Thursday, January 29, 2015

Interview - Processed Views - China Voyage

You two have collaborated on a lot of photography work. I heard that you studied in the same college and has became good friends  after a road trip in the West. 
Could you tell me how you two decided to go for traveling then?
Is it the  first time you two go traveling together, why did you choose driving in the west? 
What did you expect about this journey?

We met at the Institute of Design at the Illinois Institute of Technology, a design school within an engineering school. Women were few in numbers, and we gravitated toward each other because of a common interest in photography. We were already friends when we decided to drive to New Mexico to visit Lindsay's sister during a winter school holiday in 1976. We spent a month traveling in the region. The western United States has spectacular mountains, deserts and beautiful light. Many of America's National Parks are located in the area.

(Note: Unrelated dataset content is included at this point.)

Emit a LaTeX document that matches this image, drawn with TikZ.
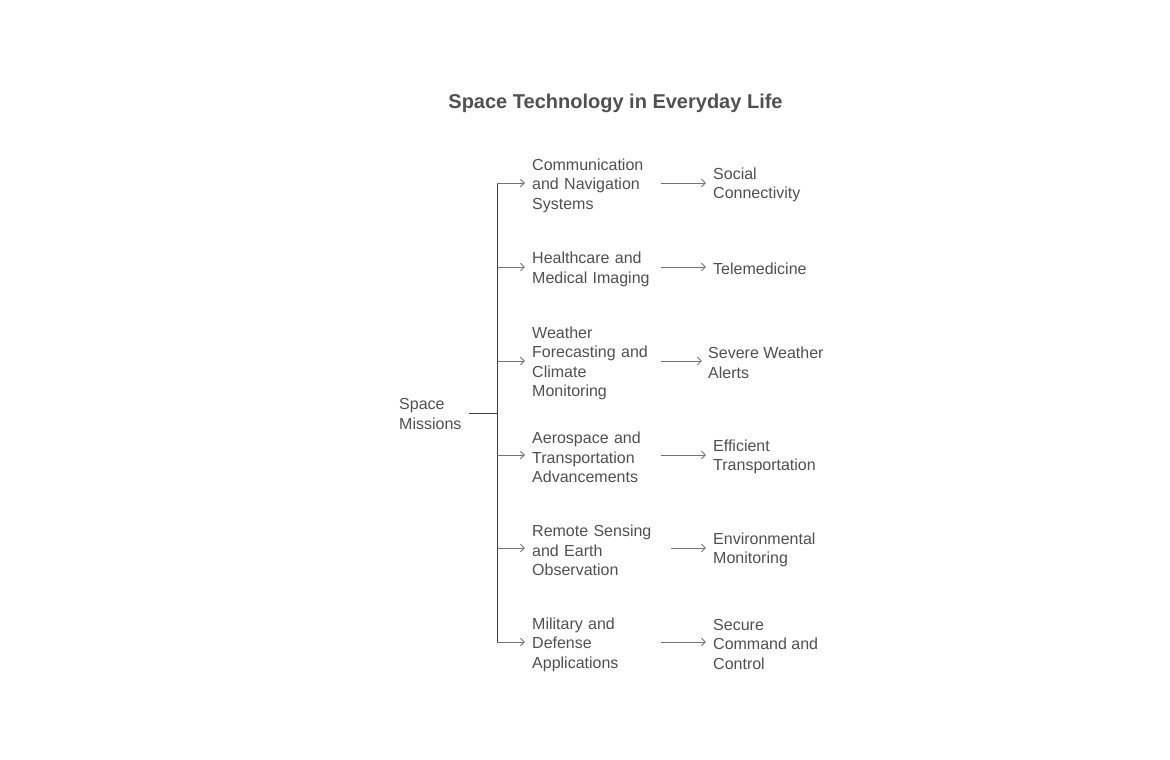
\documentclass[tikz,border=0pt]{standalone}
\usepackage{fontspec}
\setmainfont{Liberation Sans}
\usepackage{tikz}
\usetikzlibrary{arrows.meta}
\definecolor{txtgray}{HTML}{505050}
\definecolor{trunkgray}{HTML}{404040}
\definecolor{linkgray}{HTML}{747474}
\begin{document}
\begin{tikzpicture}[x=1pt,y=-1pt]
\tikzstyle{every node}+=[inner sep=0pt, text=txtgray, font=\fontsize{16}{19.5}\selectfont]
\tikzstyle{mid}=[anchor=west, align=left, text width=120pt, yshift=-2.5pt]
\tikzstyle{leaf}=[anchor=west, align=left, yshift=-2pt]
\tikzstyle{link}=[linkgray, line width=0.85pt, -{Straight Barb[length=4pt,width=7.5pt]}]
\useasboundingbox (0,0) rectangle (1170,760);
\draw (615.5,101) node[font=\fontsize{20}{24}\bfseries, text=txtgray, yshift=-2pt] (title) {Space Technology in Everyday Life};
\draw (399,413) node[leaf, yshift=1pt] (root) {Space\\Missions};
\coordinate (j) at (497,413);
\coordinate (b1) at (497,183);
\coordinate (b2) at (497,267);
\coordinate (b3) at (497,361);
\coordinate (b4) at (497,455);
\coordinate (b5) at (497,548);
\coordinate (b6) at (497,642);
\draw (532,183) node[mid] (c1) {Communication\\and Navigation\\Systems};
\draw (532,267) node[mid] (c2) {Healthcare and\\Medical Imaging};
\draw (532,361) node[mid] (c3) {Weather\\Forecasting and\\Climate\\Monitoring};
\draw (532,455) node[mid] (c4) {Aerospace and\\Transportation\\Advancements};
\draw (532,548) node[mid] (c5) {Remote Sensing\\and Earth\\Observation};
\draw (532,642) node[mid] (c6) {Military and\\Defense\\Applications};
\draw (713,183) node[leaf] (r1) {Social\\Connectivity};
\draw (713,267) node[leaf] (r2) {Telemedicine};
\draw (708,361) node[leaf] (r3) {Severe Weather\\Alerts};
\draw (713,455) node[leaf] (r4) {Efficient\\Transportation};
\draw (713,548) node[leaf] (r5) {Environmental\\Monitoring};
\draw (713,642) node[leaf] (r6) {Secure\\Command and\\Control};
\draw [trunkgray, line width=0.9pt, shorten <=7pt] (root.east |- j) -- (j);
\draw [trunkgray, line width=0.9pt] (b1) -- (b6);
\draw [link, shorten >=7pt] (b1) -- (b1 -| c1.west);
\draw [link, shorten >=7pt] (b2) -- (b2 -| c2.west);
\draw [link, shorten >=7pt] (b3) -- (b3 -| c3.west);
\draw [link, shorten >=7pt] (b4) -- (b4 -| c4.west);
\draw [link, shorten >=7pt] (b5) -- (b5 -| c5.west);
\draw [link, shorten >=7pt] (b6) -- (b6 -| c6.west);
\draw [link, shorten <=9pt, shorten >=7pt] (b1 -| c1.east) -- (b1 -| r1.west);
\draw [link, shorten <=9pt, shorten >=7pt] (b2 -| c2.east) -- (b2 -| r2.west);
\draw [link, shorten <=9pt, shorten >=6pt] (b3 -| c3.east) -- (b3 -| r3.west);
\draw [link, shorten <=9pt, shorten >=7pt] (b4 -| c4.east) -- (b4 -| r4.west);
\draw [link, shorten <=19pt, shorten >=7pt] (b5 -| c5.east) -- (b5 -| r5.west);
\draw [link, shorten <=9pt, shorten >=7pt] (b6 -| c6.east) -- (b6 -| r6.west);
\end{tikzpicture}
\end{document}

We were aware of the rich photographic history of the American West. We expected to see dramatic and beautiful land-- New Mexico is called The Land of Enchantment .

Lindsay   I had visited New Mexico many times due to my family connections, but the variety in both the landscape and people are profound. 

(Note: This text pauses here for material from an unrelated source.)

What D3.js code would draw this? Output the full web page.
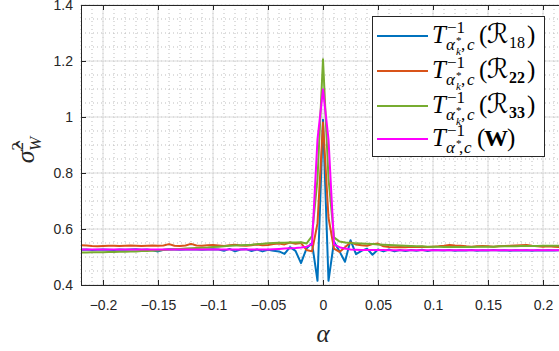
<!DOCTYPE html>
<html>
<head>
<meta charset="utf-8">
<script src="https://cdn.jsdelivr.net/npm/d3@7"></script>
<style>
  body { margin: 0; background: #fff; }
  svg { display: block; }
  .tick text { font-family: "Liberation Sans", Arial, sans-serif; font-size: 14px; fill: #262626; }
</style>
</head>
<body>
<div id="chart"></div>
<script>
const alpha = [
  -0.22,-0.215,-0.21,-0.205,-0.2,-0.195,-0.19,-0.185,-0.18,-0.175,
  -0.17,-0.165,-0.16,-0.155,-0.15,-0.145,-0.14,-0.135,-0.13,-0.125,
  -0.12,-0.115,-0.11,-0.105,-0.1,-0.095,-0.09,-0.085,-0.08,-0.075,
  -0.07,-0.065,-0.06,-0.055,-0.05,-0.045,-0.04,-0.035,-0.03,-0.025,
  -0.02,-0.015,-0.01,-0.005,0,0.005,0.01,0.015,0.02,0.025,
  0.03,0.035,0.04,0.045,0.05,0.055,0.06,0.065,0.07,0.075,
  0.08,0.085,0.09,0.095,0.1,0.105,0.11,0.115,0.12,0.125,
  0.13,0.135,0.14,0.145,0.15,0.155,0.16,0.165,0.17,0.175,
  0.18,0.185,0.19,0.195,0.2,0.205,0.21,0.215,0.22
];

const r18 = [
  0.526,0.527,0.525,0.526,0.527,0.526,0.525,0.527,0.526,0.527,
  0.528,0.526,0.527,0.524,0.520,0.526,0.528,0.527,0.526,0.527,
  0.528,0.527,0.526,0.527,0.528,0.527,0.522,0.529,0.520,0.527,
  0.528,0.521,0.527,0.520,0.526,0.522,0.520,0.511,0.535,0.522,
  0.478,0.530,0.550,0.415,0.990,0.415,0.555,0.520,0.483,0.560,
  0.510,0.522,0.530,0.508,0.527,0.520,0.527,0.520,0.525,0.521,
  0.525,0.522,0.526,0.521,0.525,0.524,0.523,0.525,0.522,0.524,
  0.523,0.525,0.522,0.524,0.523,0.525,0.523,0.524,0.522,0.524,
  0.523,0.524,0.522,0.524,0.523,0.524,0.523,0.524,0.523
];

const r22 = [
  0.542,0.541,0.539,0.538,0.539,0.540,0.540,0.539,0.540,0.541,
  0.540,0.539,0.540,0.541,0.540,0.541,0.546,0.540,0.539,0.541,
  0.547,0.541,0.540,0.542,0.543,0.541,0.539,0.542,0.544,0.541,
  0.540,0.542,0.545,0.542,0.543,0.546,0.548,0.545,0.552,0.547,
  0.550,0.525,0.520,0.620,0.980,0.640,0.530,0.518,0.535,0.552,
  0.545,0.542,0.540,0.546,0.548,0.538,0.536,0.535,0.536,0.535,
  0.537,0.536,0.537,0.536,0.537,0.538,0.540,0.543,0.541,0.540,
  0.538,0.537,0.538,0.539,0.538,0.537,0.538,0.539,0.540,0.541,
  0.542,0.543,0.540,0.538,0.537,0.538,0.537,0.536,0.536
];

const r33 = [
  0.516,0.516,0.517,0.517,0.517,0.518,0.518,0.519,0.519,0.520,
  0.520,0.521,0.521,0.522,0.523,0.525,0.527,0.528,0.529,0.530,
  0.531,0.532,0.533,0.534,0.536,0.537,0.538,0.540,0.541,0.542,
  0.543,0.544,0.546,0.547,0.549,0.550,0.551,0.551,0.552,0.552,
  0.553,0.548,0.575,0.780,1.206,0.780,0.570,0.555,0.552,0.550,
  0.549,0.548,0.547,0.546,0.545,0.544,0.543,0.542,0.541,0.540,
  0.539,0.538,0.538,0.537,0.537,0.537,0.536,0.536,0.536,0.536,
  0.536,0.536,0.537,0.537,0.537,0.537,0.538,0.538,0.538,0.538,
  0.539,0.539,0.539,0.539,0.540,0.540,0.540,0.540,0.540
];

const wAll = [
  0.527,0.527,0.527,0.527,0.527,0.527,0.527,0.527,0.527,0.527,
  0.527,0.527,0.527,0.527,0.527,0.527,0.527,0.527,0.527,0.527,
  0.527,0.527,0.527,0.527,0.527,0.527,0.527,0.527,0.527,0.527,
  0.527,0.527,0.527,0.527,0.527,0.528,0.529,0.530,0.531,0.532,
  0.534,0.537,0.545,0.920,1.099,0.920,0.545,0.535,0.530,0.527,
  0.526,0.525,0.525,0.525,0.525,0.525,0.524,0.524,0.524,0.524,
  0.524,0.524,0.524,0.524,0.524,0.524,0.524,0.524,0.524,0.524,
  0.524,0.524,0.524,0.524,0.524,0.524,0.524,0.524,0.524,0.524,
  0.524,0.524,0.524,0.524,0.524,0.524,0.524,0.524,0.524
];

const xTicks = [-0.2, -0.15, -0.1, -0.05, 0, 0.05, 0.1, 0.15, 0.2];
const yTicks = [0.4, 0.6, 0.8, 1, 1.2, 1.4];
const colors = ["#0072BD", "#D95319", "#77AC30", "#FF00FF"];
const subs = ["18", "22", "33"];

const margin = {top: 5, right: 0, bottom: 66, left: 81};
const width = 484;   // plot runs past the window edge, like the reference
const height = 280;

const svg = d3.select("#chart")
    .append("svg")
    .attr("width", 559)
    .attr("height", 351);

const g = svg.append("g")
    .attr("transform", "translate(" + margin.left + "," + margin.top + ")");

const x = d3.scaleLinear().domain([-0.22, 0.22]).range([0, width]);
const y = d3.scaleLinear().domain([0.4, 1.4]).range([height, 0]);

// minor grid (dotted)
const xMinor = d3.range(-22, 23).map(d => d / 100);
const yMinor = d3.range(8, 29).map(d => d / 20);
g.append("g").selectAll("line")
    .data(xMinor)
    .join("line")
    .attr("x1", d => x(d)).attr("x2", d => x(d))
    .attr("y1", 0).attr("y2", height)
    .attr("stroke", "#bdbdbd").attr("stroke-width", 1)
    .attr("stroke-dasharray", "1,3");
g.append("g").selectAll("line")
    .data(yMinor)
    .join("line")
    .attr("x1", 0).attr("x2", width)
    .attr("y1", d => y(d)).attr("y2", d => y(d))
    .attr("stroke", "#bdbdbd").attr("stroke-width", 1)
    .attr("stroke-dasharray", "1,3");

// major grid
g.append("g").selectAll("line")
    .data(xTicks)
    .join("line")
    .attr("x1", d => x(d)).attr("x2", d => x(d))
    .attr("y1", 0).attr("y2", height)
    .attr("stroke", "#dcdcdc").attr("stroke-width", 1);
g.append("g").selectAll("line")
    .data(yTicks)
    .join("line")
    .attr("x1", 0).attr("x2", width)
    .attr("y1", d => y(d)).attr("y2", d => y(d))
    .attr("stroke", "#dcdcdc").attr("stroke-width", 1);

// lines
g.append("clipPath").attr("id", "clip")
    .append("rect").attr("width", width).attr("height", height);

const series = [r18, r22, r33, wAll];
const line = d3.line()
    .x((d, i) => x(alpha[i]))
    .y(d => y(d));

g.append("g")
    .attr("clip-path", "url(#clip)")
    .selectAll("path")
    .data(series)
    .join("path")
    .attr("d", d => line(d))
    .attr("fill", "none")
    .attr("stroke", (d, i) => colors[i])
    .attr("stroke-width", 2)
    .attr("stroke-linejoin", "round");

// axes, MATLAB box style with inward ticks
const xAxis = d3.axisBottom(x).tickValues(xTicks).tickFormat(d3.format("")).tickSizeInner(-5).tickSizeOuter(0).tickPadding(15);
const xAxisTop = d3.axisTop(x).tickValues(xTicks).tickFormat("").tickSizeInner(-5).tickSizeOuter(0);
const yAxis = d3.axisLeft(y).tickValues(yTicks).tickFormat(d3.format("")).tickSizeInner(-5).tickSizeOuter(0).tickPadding(8);

g.append("g")
    .attr("transform", "translate(0," + height + ")")
    .call(xAxis);
g.append("g").call(xAxisTop);
g.append("g").call(yAxis);
g.selectAll(".domain").attr("stroke", "#262626");
g.selectAll(".tick line").attr("stroke", "#262626");

const serif = "'Times New Roman', 'Liberation Serif', 'DejaVu Serif', serif";

// axis labels
svg.append("text")
    .attr("x", x(0) + margin.left)
    .attr("y", 342)
    .attr("text-anchor", "middle")
    .attr("font-family", serif)
    .attr("font-style", "italic")
    .attr("font-size", 25)
    .attr("fill", "#262626")
    .text("α");

const yl = svg.append("text")
    .attr("transform", "translate(34,150) rotate(-90)")
    .attr("text-anchor", "middle")
    .attr("font-family", serif)
    .attr("fill", "#262626");
yl.append("tspan").attr("font-size", 26).attr("font-style", "italic").text("σ\u0302");
yl.append("tspan").attr("font-size", 17).attr("dy", -11).text("2");
yl.append("tspan").attr("font-size", 17).attr("font-style", "italic").attr("dx", -9).attr("dy", 18).text("W");

// legend
const leg = svg.append("g");
leg.append("rect")
    .attr("x", 372.5).attr("y", 16.5)
    .attr("width", 172).attr("height", 140)
    .attr("fill", "#fff")
    .attr("stroke", "#262626").attr("stroke-width", 1);

const rowY = [36, 71, 106, 139];

function piece(x0, b, dx, dy, txt, size, opts) {
    opts = opts || {};
    leg.append("text")
        .attr("x", x0 + dx)
        .attr("y", b + dy)
        .attr("font-family", opts.font || serif)
        .attr("font-size", size)
        .attr("font-style", opts.italic ? "italic" : "normal")
        .attr("font-weight", opts.bold ? "bold" : "normal")
        .attr("fill", "#000")
        .text(txt);
}

rowY.forEach((ly, i) => {
    leg.append("line")
        .attr("x1", 377).attr("x2", 428)
        .attr("y1", ly).attr("y2", ly)
        .attr("stroke", colors[i])
        .attr("stroke-width", 2);

    const x0 = 432, b = ly + 7;
    piece(x0, b, 0, 0, "T", 25, {italic: true});
    piece(x0, b, 15, -10, "\u22121", 17);
    piece(x0, b, 14, 7, "α", 17, {italic: true});
    if (i < 3) {
        piece(x0, b, 24, 1, "*", 11);
        piece(x0, b, 24, 12, "k", 11, {italic: true});
        piece(x0, b, 29, 7, ",", 17);
        piece(x0, b, 35, 7, "c", 17, {italic: true});
        piece(x0, b, 47, 0, "(", 25);
        piece(x0, b, 55, 0, "\u211B", 27, {font: "'DejaVu Serif', 'DejaVu Sans', serif"});
        piece(x0, b, 77, 5, subs[i], 16, {bold: i > 0});
        piece(x0, b, 95, 0, ")", 25);
    } else {
        piece(x0, b, 24, 1, "*", 11);
        piece(x0, b, 27, 7, ",", 17);
        piece(x0, b, 32, 7, "c", 17, {italic: true});
        piece(x0, b, 45, 0, "(", 25);
        piece(x0, b, 52, 0, "W", 24, {bold: true});
        piece(x0, b, 75, 0, ")", 25);
    }
});
</script>
</body>
</html>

Barbara  Driving westward gave me a sense of the vastness of the United States. When we arrived in New Mexico, it was misty and overcast and for many days, I didn't realize we were surrounded by mountains. When the sun emerged, the quality of light in the southwest was extraordinary! There are huge expanses of space, often dry and desolate. It was very humbling to feel so insignificant within this land. I grew up in a city in the flat midwest U.S. -- all of this was new to me.   

Where the trip began and finished?
 How long did it last? 
Where did you pass by? 

Lindsay   We left gray, snowy Chicago by car and drove 1,500 miles across the flat Midwest. After a day and a half through cornfields, then wheat fields under a big sky, we saw the Rocky Mountains on the horizon. We stayed at my sister's house near the border of Mexico for seven days. From the south central part of the state, we traveled north along the Rio Grande River valley, a region filled with history and culture. The mountains get taller, the rivers wider and the sky is huge. We stopped to explore the ruins and artifacts of the Anasazi cliff dweller civilization of the 12th century. When we attended seasonal sacred dances in Pueblo villages, we were fascinated that the adobe architecture of the contemporary Native American Indians is completely integrated into the arid mountain landscape. Overlaying the indigenous civilization, Spanish colonial influences date from the 16th century and are still are very evident in the culture. We traveled to many Catholic missions that were established in every small town. We crossed large cattle ranches covering the grasslands. New Mexico's history, light and landscape of hills striated with yellow and red clay, dotted with green pine trees, inspired many American artists, (most notably the painter Georgia O'Keefe) and it inspired us! 
Photographers have always been drawn to this region for the beautiful light and scenery.
Everywhere you see time through the geology.  The hand of man on the land is small and insignificant. This the opposite of living in an urban environment. 

What impressed you most in the trip?

Barbara  What impressed me most on this trip was the great, vast variety and drama in the landscape. Rain storms come over the mountains each afternoon and the clouds are colored by the setting sun. The sky was a light show every morning and evening. The land has a harsh side, too – lack of water, prickly cactus, poisonous snakes and sandstorms whipping through rugged canyons. The Native Americans were deeply connected to this land and knew how to live in harmony with it. I loved learning about their culture.  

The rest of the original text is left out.